Proctor’s is just one of many stories told to the AFRO about Brown as the city reels from the death of the former college basketball star (Loyola University Maryland), Instagram impresario, and father of two. It is a story that not only reveals the seemingly low threshold for violence in the city, but how a single murder touches dozens of lives.
Friends described Brown as ebullient, joyous, with a sharp wit and a strong sense of irony. He was an involved father, who encouraged his son to follow in his footsteps on the basketball court.
Videos posted on social media show him dancing in shorts after a mid-winter snowstorm. They also depict Brown leading a protest during the 2015 Uprising after the death of Freddie Gray in police custody.
But, just as much as he was beloved in the city, his killers exhibited a level of ruthlessness that speaks to the city’s destructive and vengeful pathos.

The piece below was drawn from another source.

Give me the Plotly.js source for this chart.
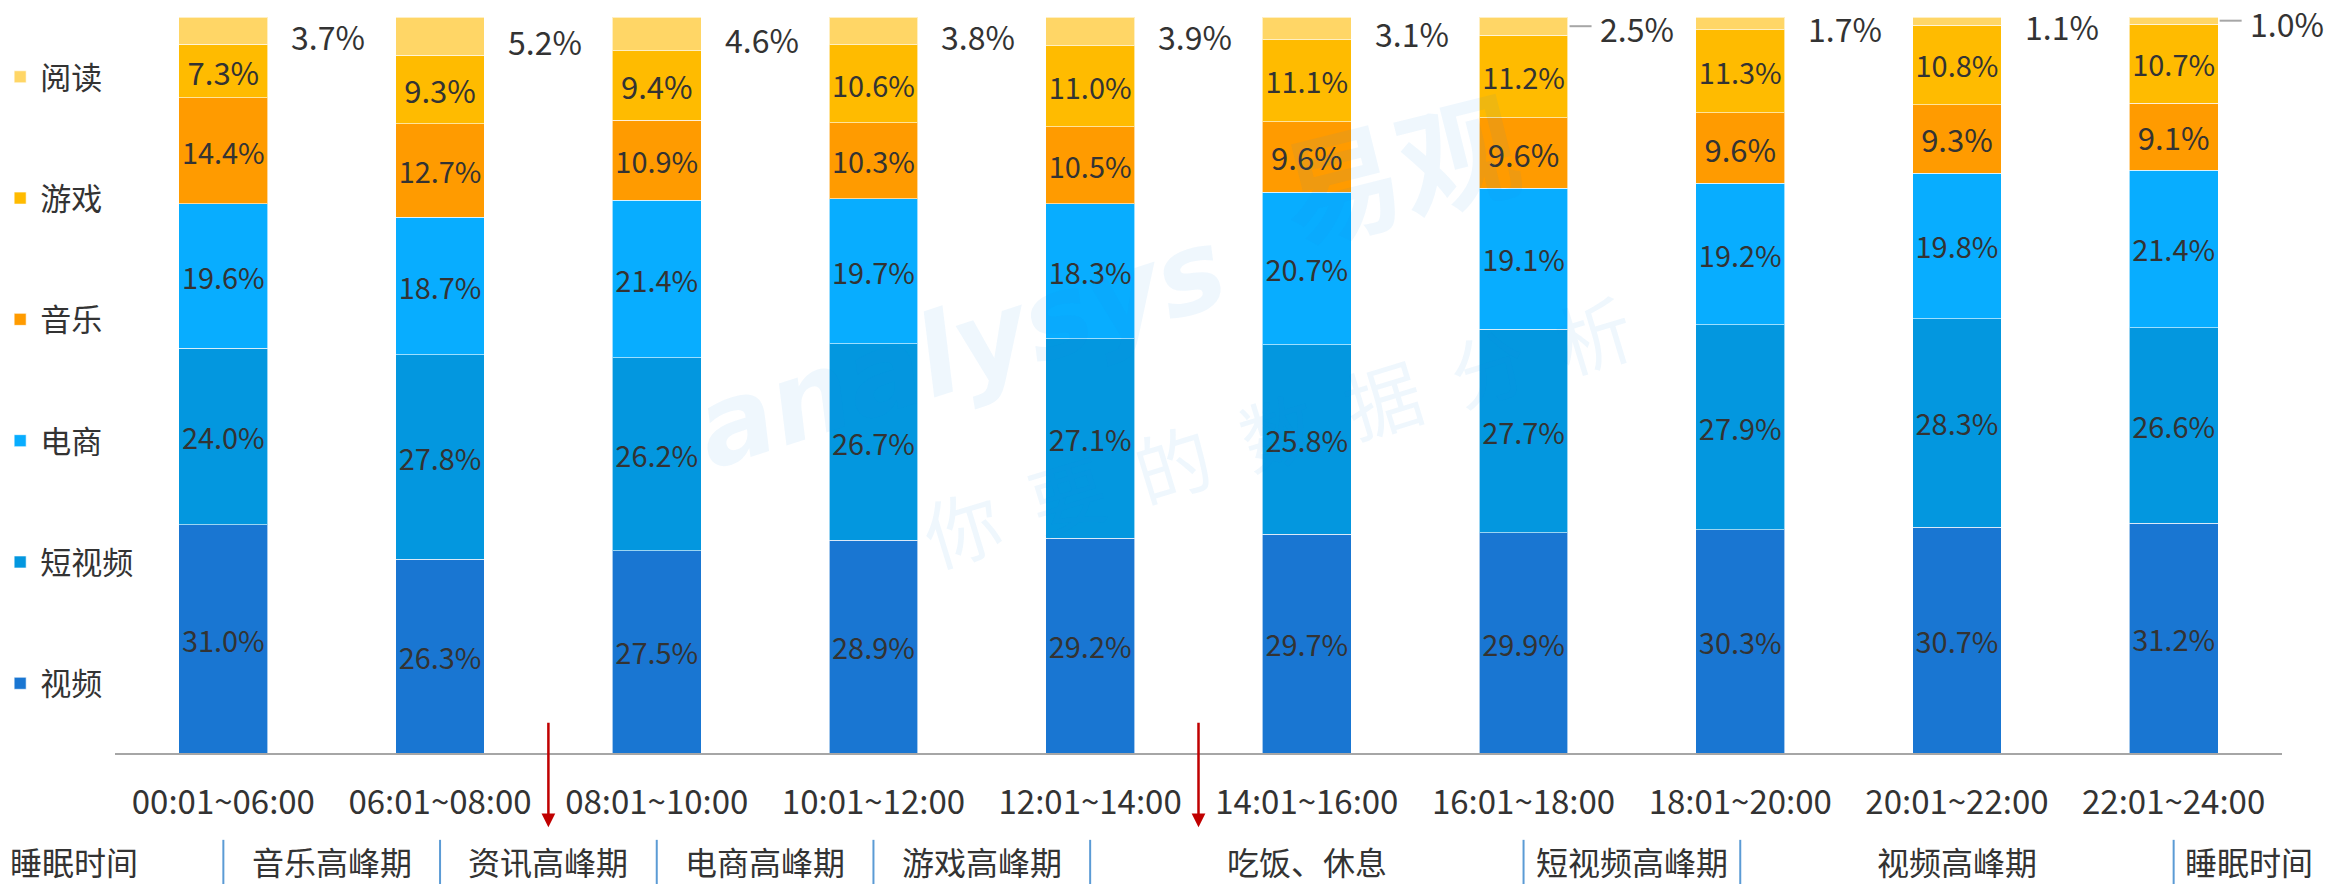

Witnesses who spoke to the AFRO on the condition their identity would not be revealed said that Brown had just left a barbershop on Ayrdale Ave. when a car approached. The driver chased Brown as he ran down the street, striking him near the 3700 blk. of W. Forest Park Ave. The gunman then got out of the car and shot him in the head.
Police did not respond to emails seeking comment on the case. The motive for the execution style slaying is still unclear.
To lessen the pain for both Brown’s loved ones and the community where the killing occurred, the barbershop’s owner Sean Weston plans to hold a Father’s Day block gathering to honor him on June 16.
“It’s a Father’s Day celebration in remembrance,” Weston said. “We want to honor his memory because it happened in our community.”
Weston hopes the gesture will help the community heal. “We want people to know that we care.”
Funeral arrangements for Brown had not been announced at press time.